→ **TASK INSTRUCTIONS**
Count how many lines in the material below hold the word "image"; the reply is that number alone.
═════ SUPPLIED DATA ═════
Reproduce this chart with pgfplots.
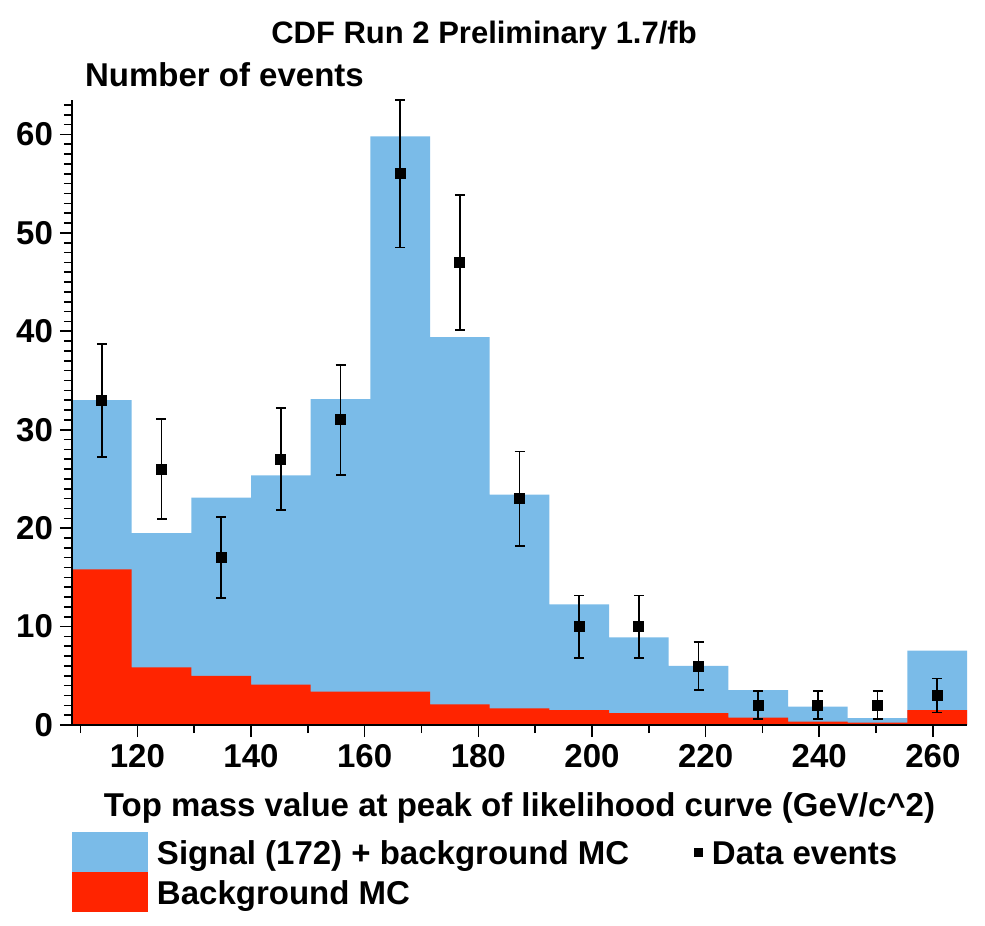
\documentclass[border=0pt]{standalone}
\usepackage{fontspec}
\setmainfont{Liberation Sans}
\usepackage{pgfplots}
\pgfplotsset{compat=1.18}
\definecolor{sigblue}{RGB}{122,187,232}
\definecolor{bkgred}{RGB}{255,36,0}
\newcommand{\fs}{\fontsize{16.5}{19}\selectfont\bfseries}
\begin{document}
\begin{tikzpicture}
\begin{axis}[
  width=447.5pt, height=312.5pt, scale only axis,
  xmin=108.5, xmax=266, ymin=0, ymax=63.5,
  axis x line=bottom, axis y line=left,
  axis line style={-, line width=0.8pt},
  axis on top,
  tick align=outside,
  xtick={120,140,...,260}, minor xtick={110,130,...,250},
  ytick={0,10,...,60}, minor ytick={1,...,63},
  major tick length=6pt, minor tick length=4pt,
  tick style={line width=0.8pt, black},
  tick label style={font=\fs},
  /pgf/number format/assume math mode=true,
  legend columns=2, transpose legend,
  legend cell align=left,
  legend style={draw=none, fill=none, at={(0,-0.1712)}, anchor=north west,
    inner sep=0pt, outer sep=0pt, row sep=0pt, font=\fs,
    nodes={inner sep=0pt, anchor=base west},
    /tikz/every odd column/.append style={column sep=4.5pt},
    /tikz/every even column/.append style={column sep=32.5pt}},
]
% Signal + background (stacked total)
\addplot[draw=none, fill=sigblue, const plot mark left,
  legend image code/.code={\fill[sigblue] (0pt,-4pt) rectangle (38pt,16pt);}]
  coordinates {(108.5,33.0) (119,19.5) (129.5,23.1) (140,25.35) (150.5,33.1)
   (161,59.8) (171.5,39.4) (182,23.4) (192.5,12.25) (203,8.9) (213.5,6.0)
   (224,3.55) (234.5,1.86) (245,0.7) (255.5,7.55) (266,7.55)} \closedcycle;
\addlegendentry{Signal (172) + background MC}
% Background MC
\addplot[draw=none, fill=bkgred, const plot mark left,
  legend image code/.code={\fill[bkgred] (0pt,-4pt) rectangle (38pt,16pt);}]
  coordinates {(108.5,15.8) (119,5.86) (129.5,5.0) (140,4.1) (150.5,3.4)
   (161,3.4) (171.5,2.1) (182,1.7) (192.5,1.5) (203,1.2) (213.5,1.2)
   (224,0.75) (234.5,0.35) (245,0.25) (255.5,1.5) (266,1.5)} \closedcycle;
\addlegendentry{Background MC}
% Data
\addplot[only marks, mark=square*, mark size=2.5pt, black,
  legend image code/.code={\fill[black] (-2pt,3.9pt) rectangle (2pt,7.9pt);},
  error bars/.cd, y dir=both, y explicit,
  error mark=-,
  error bar style={line width=0.9pt, black},
  error mark options={rotate=90, black, mark size=2.5pt, line width=0.9pt}]
  coordinates {
   (113.75,33) +- (0,5.745)
   (124.25,26) +- (0,5.099)
   (134.75,17) +- (0,4.123)
   (145.25,27) +- (0,5.196)
   (155.75,31) +- (0,5.568)
   (166.25,56) +- (0,7.483)
   (176.75,47) +- (0,6.856)
   (187.25,23) +- (0,4.796)
   (197.75,10) +- (0,3.162)
   (208.25,10) +- (0,3.162)
   (218.75,6) +- (0,2.449)
   (229.25,2) +- (0,1.414)
   (239.75,2) +- (0,1.414)
   (250.25,2) +- (0,1.414)
   (260.75,3) +- (0,1.732)};
\addlegendentry{Data events}
\end{axis}
\node[anchor=base, font=\fontsize{15.5}{18}\selectfont\bfseries] at ([xshift=-17.75pt, yshift=28pt]current axis.north) {CDF Run 2 Preliminary 1.7/fb};
\node[anchor=base west, font=\fs] at ([xshift=3pt, yshift=6.5pt]current axis.north west) {Number of events};
\node[anchor=base, font=\fs] at ([yshift=-45.5pt]current axis.south) {Top mass value at peak of likelihood curve (GeV/c\^{}2)};
\pgfresetboundingbox
\path ([xshift=-36pt, yshift=50pt]current axis.north west) rectangle ([xshift=9pt, yshift=-100.5pt]current axis.south east);
\end{tikzpicture}
\end{document}
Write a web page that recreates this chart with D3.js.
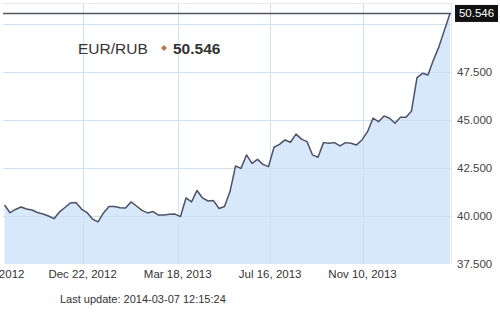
<!DOCTYPE html>
<html><head><meta charset="utf-8">
<script src="https://cdn.jsdelivr.net/npm/d3@7"></script>
<style>body{margin:0;background:#fff;} svg{display:block;font-family:"Liberation Sans",Arial,sans-serif;}</style>
</head><body><svg id="c" width="500" height="312"></svg>
<script>
const values = [40.57,40.17,40.34,40.47,40.36,40.31,40.18,40.10,40.00,39.86,
40.21,40.44,40.68,40.70,40.36,40.18,39.84,39.69,40.16,40.49,
40.49,40.43,40.42,40.73,40.52,40.29,40.16,40.23,40.05,40.05,
40.09,40.10,39.97,40.94,40.73,41.33,40.94,40.78,40.80,40.39,
40.49,41.27,42.60,42.48,43.18,42.74,42.95,42.69,42.57,43.58,
43.73,43.96,43.84,44.26,44.00,43.87,43.18,43.06,43.82,43.79,
43.82,43.65,43.82,43.79,43.70,43.96,44.39,45.09,44.91,45.21,
45.09,44.83,45.14,45.14,45.47,47.20,47.43,47.34,48.13,48.82,
49.69,50.546];
const tickIndex = [-2.6,14.2,31.5,48.3,65.1];
const tickLabels = ["Sep 27, 2012","Dec 22, 2012","Mar 18, 2013","Jul 16, 2013","Nov 10, 2013"];
const yTicks = [37.5,40,42.5,45,47.5];
const yGrid = [40,42.5,45,47.5,50];
const pairName = "EUR/RUB";
const lastValue = 50.546;
const lastUpdate = "Last update: 2014-03-07 12:15:24";

const svg = d3.select("#c");
const L = 3, R = 451, T = 3, B = 264;
const x = d3.scaleLinear().domain([0, values.length-1]).range([4.5, 450]);
const y = d3.scaleLinear().domain([37.5, 51.09]).range([B, T]);
const fmt = d3.format(".3f");

svg.append("defs").append("clipPath").attr("id","pc")
  .append("rect").attr("x",L).attr("y",T).attr("width",R-L).attr("height",B-T+1);

// grid
const g = svg.append("g");
g.selectAll(".hg").data(yGrid).join("line")
  .attr("x1",L).attr("x2",R).attr("y1",d=>Math.round(y(d))+0.5).attr("y2",d=>Math.round(y(d))+0.5)
  .attr("stroke","#e4e9f1").attr("stroke-width",1);
g.append("line").attr("x1",L).attr("x2",R).attr("y1",T+0.5).attr("y2",T+0.5).attr("stroke","#e4e9f1");
g.selectAll(".vg").data(tickIndex.filter(d=>x(d)>L)).join("line")
  .attr("x1",d=>Math.round(x(d))+0.5).attr("x2",d=>Math.round(x(d))+0.5).attr("y1",T).attr("y2",B)
  .attr("stroke","#e4e9f1");
g.append("line").attr("x1",R+0.5).attr("x2",R+0.5).attr("y1",T).attr("y2",B).attr("stroke","#e4e9f1");

// area + line
const pg = svg.append("g").attr("clip-path","url(#pc)");
pg.append("path").datum(values)
  .attr("d", d3.area().x((d,i)=>x(i)).y0(B).y1(d=>y(d)))
  .attr("fill","#d8e8fb");
pg.selectAll(".vg2").data(tickIndex.filter(d=>x(d)>L)).join("line")
  .attr("x1",d=>Math.round(x(d))+0.5).attr("x2",d=>Math.round(x(d))+0.5).attr("y1",T).attr("y2",B)
  .attr("stroke","#cfe0f3").attr("stroke-width",1);
pg.selectAll(".hg2").data(yGrid).join("line")
  .attr("x1",L).attr("x2",R).attr("y1",d=>Math.round(y(d))+0.5).attr("y2",d=>Math.round(y(d))+0.5)
  .attr("stroke","#cfe0f3").attr("stroke-width",1);
pg.append("path").datum(values)
  .attr("d", d3.line().x((d,i)=>x(i)).y(d=>y(d)))
  .attr("fill","none").attr("stroke","#4e5068").attr("stroke-width",1.5).attr("stroke-linejoin","round");

// current value line
svg.append("line").attr("x1",L).attr("x2",R).attr("y1",y(lastValue)).attr("y2",y(lastValue))
  .attr("stroke","#55575f").attr("stroke-width",1.6);

// right axis labels
svg.selectAll(".yl").data(yTicks).join("text")
  .attr("x",457).attr("y",d=>y(d)).attr("dy","0.35em")
  .attr("font-size",11.5).attr("fill","#444").text(d=>fmt(d));

// current value box
svg.append("rect").attr("x",455).attr("y",y(lastValue)-8.5).attr("width",43).attr("height",17).attr("fill","#111");
svg.append("text").attr("x",476.5).attr("y",y(lastValue)).attr("dy","0.35em").attr("text-anchor","middle")
  .attr("font-size",11.5).attr("fill","#fff").text(fmt(lastValue));

// x labels
svg.selectAll(".xl").data(tickIndex).join("text")
  .attr("x",(d)=>x(d)).attr("y",278).attr("text-anchor","middle")
  .attr("font-size",11.5).attr("fill","#333").text((d,i)=>tickLabels[i]);

// legend
svg.append("text").attr("x",78).attr("y",54).attr("font-size",15.5).attr("fill","#333").text(pairName);
svg.append("path").attr("d",d3.symbol().type(d3.symbolSquare).size(18)())
  .attr("transform","translate(164,48) rotate(45)").attr("fill","#b97a4e");
svg.append("text").attr("x",173).attr("y",54).attr("font-size",15.5).attr("font-weight","bold")
  .attr("fill","#333").text(fmt(lastValue));

svg.append("text").attr("x",60).attr("y",303).attr("font-size",11).attr("fill","#333").text(lastUpdate);
</script>
</body></html>
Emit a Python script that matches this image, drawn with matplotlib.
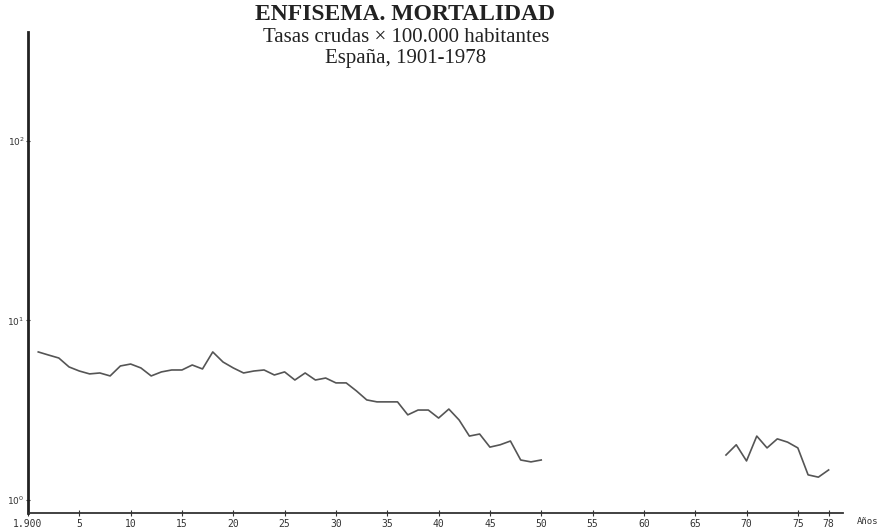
═════
→ **ANSWER TO THIS EXERCISE**
4